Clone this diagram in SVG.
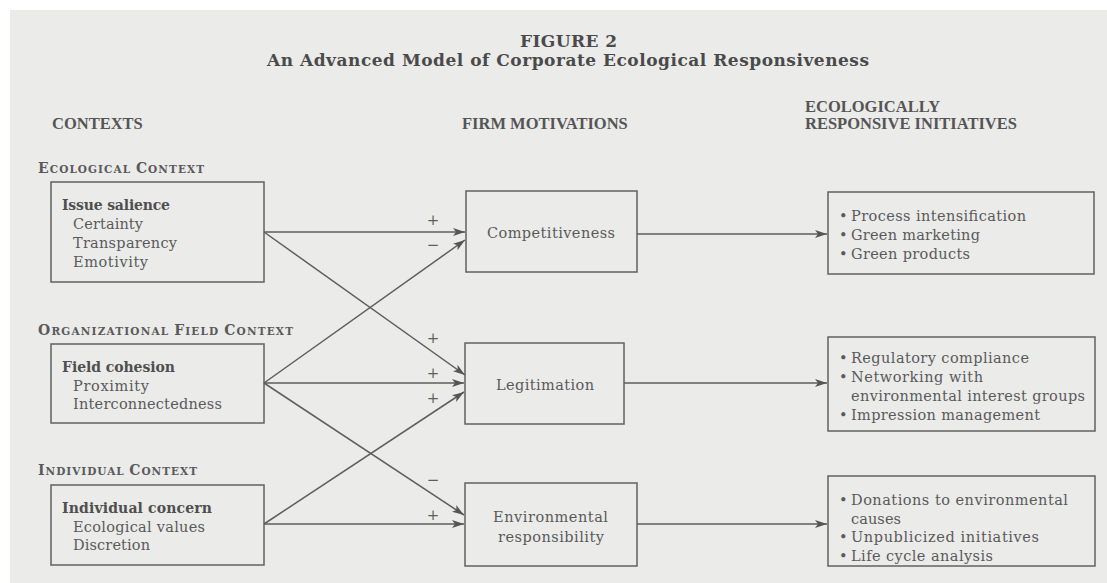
<svg xmlns="http://www.w3.org/2000/svg" width="1107" height="583" viewBox="0 0 1107 583">
  <style>
    .page { fill: #ebebea; }
    .box { fill: none; stroke: #626262; stroke-width: 1.5; }
    .wire { fill: none; stroke: #5e5e5e; stroke-width: 1.5; }
    .title { font-family: "DejaVu Serif", "Liberation Serif", serif; font-weight: bold; font-size: 17px; fill: #4a4a4a; }
    .head { font-family: "Liberation Serif", serif; font-weight: bold; font-size: 16.5px; fill: #555; }
    .cap { font-family: "DejaVu Serif", "Liberation Serif", serif; font-weight: bold; font-size: 14px; fill: #5a5a5a; }
    .cap .sm { font-size: 10.5px; }
    .lead { font-family: "DejaVu Serif", "Liberation Serif", serif; font-weight: bold; font-size: 14px; fill: #4f4f4f; }
    .body { font-family: "DejaVu Serif", "Liberation Serif", serif; font-size: 14.5px; fill: #5a5a5a; }
    .mid { text-anchor: middle; }
    .sign { font-family: "DejaVu Serif", "Liberation Serif", serif; font-size: 15px; fill: #5e5e5e; text-anchor: middle; }
  </style>
  <defs>
    <marker id="arrow" markerUnits="userSpaceOnUse" markerWidth="13" markerHeight="9" refX="12" refY="4.5" orient="auto">
      <path d="M0,0.5 L12,4.5 L0,8.5 L3,4.5 z" fill="#555"/>
    </marker>
  </defs>

  <!-- paper -->
  <rect x="0" y="0" width="1107" height="583" fill="#ffffff"/>
  <rect class="page" x="10" y="10" width="1097" height="573"/>

  <!-- heading -->
  <g id="heading">
    <text class="title" x="520" y="47" textLength="97">FIGURE 2</text>
    <text class="title" x="267" y="66" textLength="602">An Advanced Model of Corporate Ecological Responsiveness</text>
  </g>

  <!-- column headings -->
  <g id="column-heads">
    <text class="head" x="52" y="129">CONTEXTS</text>
    <text class="head" x="462" y="129">FIRM MOTIVATIONS</text>
    <text class="head" x="805" y="112">ECOLOGICALLY</text>
    <text class="head" x="805" y="129">RESPONSIVE INITIATIVES</text>
  </g>

  <!-- context nodes -->
  <g id="ecological-context">
    <text class="cap" x="38" y="173" textLength="166">E<tspan class="sm">COLOGICAL </tspan>C<tspan class="sm">ONTEXT</tspan></text>
    <rect class="box" x="51" y="182" width="213" height="100"/>
    <text class="lead" x="62" y="210" textLength="108">Issue salience</text>
    <text class="body" x="73" y="229" textLength="70">Certainty</text>
    <text class="body" x="73" y="248" textLength="104">Transparency</text>
    <text class="body" x="73" y="267" textLength="75">Emotivity</text>
  </g>

  <g id="field-context">
    <text class="cap" x="38" y="335" textLength="255">O<tspan class="sm">RGANIZATIONAL </tspan>F<tspan class="sm">IELD </tspan>C<tspan class="sm">ONTEXT</tspan></text>
    <rect class="box" x="51" y="344" width="213" height="79"/>
    <text class="lead" x="62" y="372" textLength="113">Field cohesion</text>
    <text class="body" x="73" y="391" textLength="76">Proximity</text>
    <text class="body" x="73" y="409" textLength="149">Interconnectedness</text>
  </g>

  <g id="individual-context">
    <text class="cap" x="38" y="475" textLength="159">I<tspan class="sm">NDIVIDUAL </tspan>C<tspan class="sm">ONTEXT</tspan></text>
    <rect class="box" x="51" y="485" width="213" height="80"/>
    <text class="lead" x="62" y="513" textLength="150">Individual concern</text>
    <text class="body" x="73" y="532" textLength="132">Ecological values</text>
    <text class="body" x="73" y="550" textLength="77">Discretion</text>
  </g>

  <!-- motivation nodes -->
  <g id="competitiveness">
    <rect class="box" x="466" y="191" width="171" height="81"/>
    <text class="body" x="487" y="238" textLength="128">Competitiveness</text>
  </g>

  <g id="legitimation">
    <rect class="box" x="465" y="343" width="159" height="81"/>
    <text class="body" x="496" y="390" textLength="98">Legitimation</text>
  </g>

  <g id="environmental-responsibility">
    <rect class="box" x="465" y="483" width="172" height="83"/>
    <text class="body" x="493" y="522" textLength="115">Environmental</text>
    <text class="body" x="498" y="542" textLength="106">responsibility</text>
  </g>

  <!-- initiative nodes -->
  <g id="competitive-initiatives">
    <rect class="box" x="828" y="192" width="266" height="82"/>
    <text class="body" x="839" y="221">•</text>
    <text class="body" x="851" y="221" textLength="175">Process intensification</text>
    <text class="body" x="839" y="240">•</text>
    <text class="body" x="851" y="240" textLength="129">Green marketing</text>
    <text class="body" x="839" y="259">•</text>
    <text class="body" x="851" y="259" textLength="119">Green products</text>
  </g>

  <g id="legitimation-initiatives">
    <rect class="box" x="828" y="337" width="267" height="94"/>
    <text class="body" x="839" y="363">•</text>
    <text class="body" x="851" y="363" textLength="178">Regulatory compliance</text>
    <text class="body" x="839" y="382">•</text>
    <text class="body" x="851" y="382" textLength="132">Networking with</text>
    <text class="body" x="851" y="401" textLength="234">environmental interest groups</text>
    <text class="body" x="839" y="420">•</text>
    <text class="body" x="851" y="420" textLength="189">Impression management</text>
  </g>

  <g id="responsibility-initiatives">
    <rect class="box" x="828" y="476" width="267" height="90"/>
    <text class="body" x="839" y="505">•</text>
    <text class="body" x="851" y="505" textLength="217">Donations to environmental</text>
    <text class="body" x="851" y="524" textLength="50">causes</text>
    <text class="body" x="839" y="542">•</text>
    <text class="body" x="851" y="542" textLength="188">Unpublicized initiatives</text>
    <text class="body" x="839" y="561">•</text>
    <text class="body" x="851" y="561" textLength="142">Life cycle analysis</text>
  </g>

  <!-- connectors -->
  <g id="connectors">
    <line class="wire" x1="264" y1="232" x2="465" y2="232" marker-end="url(#arrow)"/>
    <line class="wire" x1="264" y1="232" x2="465" y2="375" marker-end="url(#arrow)"/>
    <line class="wire" x1="264" y1="383" x2="465" y2="240" marker-end="url(#arrow)"/>
    <line class="wire" x1="264" y1="383" x2="464" y2="383" marker-end="url(#arrow)"/>
    <line class="wire" x1="264" y1="383" x2="464" y2="515" marker-end="url(#arrow)"/>
    <line class="wire" x1="264" y1="524" x2="464" y2="392" marker-end="url(#arrow)"/>
    <line class="wire" x1="264" y1="524" x2="464" y2="524" marker-end="url(#arrow)"/>
    <line class="wire" x1="637" y1="234" x2="827" y2="234" marker-end="url(#arrow)"/>
    <line class="wire" x1="624" y1="383" x2="827" y2="383" marker-end="url(#arrow)"/>
    <line class="wire" x1="637" y1="524" x2="827" y2="524" marker-end="url(#arrow)"/>

    <!-- signs on the links -->
    <text class="sign" x="433" y="225">+</text>
    <text class="sign" x="433" y="250">−</text>
    <text class="sign" x="433" y="343">+</text>
    <text class="sign" x="433" y="378">+</text>
    <text class="sign" x="433" y="403">+</text>
    <text class="sign" x="433" y="485">−</text>
    <text class="sign" x="433" y="520">+</text>
  </g>
</svg>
════════
| SET PROBLEM |
Leave out the pictures and retype every line above exactly.

| TASK RESULT |
Clone this diagram in SVG.
<svg xmlns="http://www.w3.org/2000/svg" width="1107" height="583" viewBox="0 0 1107 583">
  <style>
    .page { fill: #ebebea; }
    .box { fill: none; stroke: #626262; stroke-width: 1.5; }
    .wire { fill: none; stroke: #5e5e5e; stroke-width: 1.5; }
    .title { font-family: "DejaVu Serif", "Liberation Serif", serif; font-weight: bold; font-size: 17px; fill: #4a4a4a; }
    .head { font-family: "Liberation Serif", serif; font-weight: bold; font-size: 16.5px; fill: #555; }
    .cap { font-family: "DejaVu Serif", "Liberation Serif", serif; font-weight: bold; font-size: 14px; fill: #5a5a5a; }
    .cap .sm { font-size: 10.5px; }
    .lead { font-family: "DejaVu Serif", "Liberation Serif", serif; font-weight: bold; font-size: 14px; fill: #4f4f4f; }
    .body { font-family: "DejaVu Serif", "Liberation Serif", serif; font-size: 14.5px; fill: #5a5a5a; }
    .mid { text-anchor: middle; }
    .sign { font-family: "DejaVu Serif", "Liberation Serif", serif; font-size: 15px; fill: #5e5e5e; text-anchor: middle; }
  </style>
  <defs>
    <marker id="arrow" markerUnits="userSpaceOnUse" markerWidth="13" markerHeight="9" refX="12" refY="4.5" orient="auto">
      <path d="M0,0.5 L12,4.5 L0,8.5 L3,4.5 z" fill="#555"/>
    </marker>
  </defs>

  <!-- paper -->
  <rect x="0" y="0" width="1107" height="583" fill="#ffffff"/>
  <rect class="page" x="10" y="10" width="1097" height="573"/>

  <!-- heading -->
  <g id="heading">
    <text class="title" x="520" y="47" textLength="97">FIGURE 2</text>
    <text class="title" x="267" y="66" textLength="602">An Advanced Model of Corporate Ecological Responsiveness</text>
  </g>

  <!-- column headings -->
  <g id="column-heads">
    <text class="head" x="52" y="129">CONTEXTS</text>
    <text class="head" x="462" y="129">FIRM MOTIVATIONS</text>
    <text class="head" x="805" y="112">ECOLOGICALLY</text>
    <text class="head" x="805" y="129">RESPONSIVE INITIATIVES</text>
  </g>

  <!-- context nodes -->
  <g id="ecological-context">
    <text class="cap" x="38" y="173" textLength="166">E<tspan class="sm">COLOGICAL </tspan>C<tspan class="sm">ONTEXT</tspan></text>
    <rect class="box" x="51" y="182" width="213" height="100"/>
    <text class="lead" x="62" y="210" textLength="108">Issue salience</text>
    <text class="body" x="73" y="229" textLength="70">Certainty</text>
    <text class="body" x="73" y="248" textLength="104">Transparency</text>
    <text class="body" x="73" y="267" textLength="75">Emotivity</text>
  </g>

  <g id="field-context">
    <text class="cap" x="38" y="335" textLength="255">O<tspan class="sm">RGANIZATIONAL </tspan>F<tspan class="sm">IELD </tspan>C<tspan class="sm">ONTEXT</tspan></text>
    <rect class="box" x="51" y="344" width="213" height="79"/>
    <text class="lead" x="62" y="372" textLength="113">Field cohesion</text>
    <text class="body" x="73" y="391" textLength="76">Proximity</text>
    <text class="body" x="73" y="409" textLength="149">Interconnectedness</text>
  </g>

  <g id="individual-context">
    <text class="cap" x="38" y="475" textLength="159">I<tspan class="sm">NDIVIDUAL </tspan>C<tspan class="sm">ONTEXT</tspan></text>
    <rect class="box" x="51" y="485" width="213" height="80"/>
    <text class="lead" x="62" y="513" textLength="150">Individual concern</text>
    <text class="body" x="73" y="532" textLength="132">Ecological values</text>
    <text class="body" x="73" y="550" textLength="77">Discretion</text>
  </g>

  <!-- motivation nodes -->
  <g id="competitiveness">
    <rect class="box" x="466" y="191" width="171" height="81"/>
    <text class="body" x="487" y="238" textLength="128">Competitiveness</text>
  </g>

  <g id="legitimation">
    <rect class="box" x="465" y="343" width="159" height="81"/>
    <text class="body" x="496" y="390" textLength="98">Legitimation</text>
  </g>

  <g id="environmental-responsibility">
    <rect class="box" x="465" y="483" width="172" height="83"/>
    <text class="body" x="493" y="522" textLength="115">Environmental</text>
    <text class="body" x="498" y="542" textLength="106">responsibility</text>
  </g>

  <!-- initiative nodes -->
  <g id="competitive-initiatives">
    <rect class="box" x="828" y="192" width="266" height="82"/>
    <text class="body" x="839" y="221">•</text>
    <text class="body" x="851" y="221" textLength="175">Process intensification</text>
    <text class="body" x="839" y="240">•</text>
    <text class="body" x="851" y="240" textLength="129">Green marketing</text>
    <text class="body" x="839" y="259">•</text>
    <text class="body" x="851" y="259" textLength="119">Green products</text>
  </g>

  <g id="legitimation-initiatives">
    <rect class="box" x="828" y="337" width="267" height="94"/>
    <text class="body" x="839" y="363">•</text>
    <text class="body" x="851" y="363" textLength="178">Regulatory compliance</text>
    <text class="body" x="839" y="382">•</text>
    <text class="body" x="851" y="382" textLength="132">Networking with</text>
    <text class="body" x="851" y="401" textLength="234">environmental interest groups</text>
    <text class="body" x="839" y="420">•</text>
    <text class="body" x="851" y="420" textLength="189">Impression management</text>
  </g>

  <g id="responsibility-initiatives">
    <rect class="box" x="828" y="476" width="267" height="90"/>
    <text class="body" x="839" y="505">•</text>
    <text class="body" x="851" y="505" textLength="217">Donations to environmental</text>
    <text class="body" x="851" y="524" textLength="50">causes</text>
    <text class="body" x="839" y="542">•</text>
    <text class="body" x="851" y="542" textLength="188">Unpublicized initiatives</text>
    <text class="body" x="839" y="561">•</text>
    <text class="body" x="851" y="561" textLength="142">Life cycle analysis</text>
  </g>

  <!-- connectors -->
  <g id="connectors">
    <line class="wire" x1="264" y1="232" x2="465" y2="232" marker-end="url(#arrow)"/>
    <line class="wire" x1="264" y1="232" x2="465" y2="375" marker-end="url(#arrow)"/>
    <line class="wire" x1="264" y1="383" x2="465" y2="240" marker-end="url(#arrow)"/>
    <line class="wire" x1="264" y1="383" x2="464" y2="383" marker-end="url(#arrow)"/>
    <line class="wire" x1="264" y1="383" x2="464" y2="515" marker-end="url(#arrow)"/>
    <line class="wire" x1="264" y1="524" x2="464" y2="392" marker-end="url(#arrow)"/>
    <line class="wire" x1="264" y1="524" x2="464" y2="524" marker-end="url(#arrow)"/>
    <line class="wire" x1="637" y1="234" x2="827" y2="234" marker-end="url(#arrow)"/>
    <line class="wire" x1="624" y1="383" x2="827" y2="383" marker-end="url(#arrow)"/>
    <line class="wire" x1="637" y1="524" x2="827" y2="524" marker-end="url(#arrow)"/>

    <!-- signs on the links -->
    <text class="sign" x="433" y="225">+</text>
    <text class="sign" x="433" y="250">−</text>
    <text class="sign" x="433" y="343">+</text>
    <text class="sign" x="433" y="378">+</text>
    <text class="sign" x="433" y="403">+</text>
    <text class="sign" x="433" y="485">−</text>
    <text class="sign" x="433" y="520">+</text>
  </g>
</svg>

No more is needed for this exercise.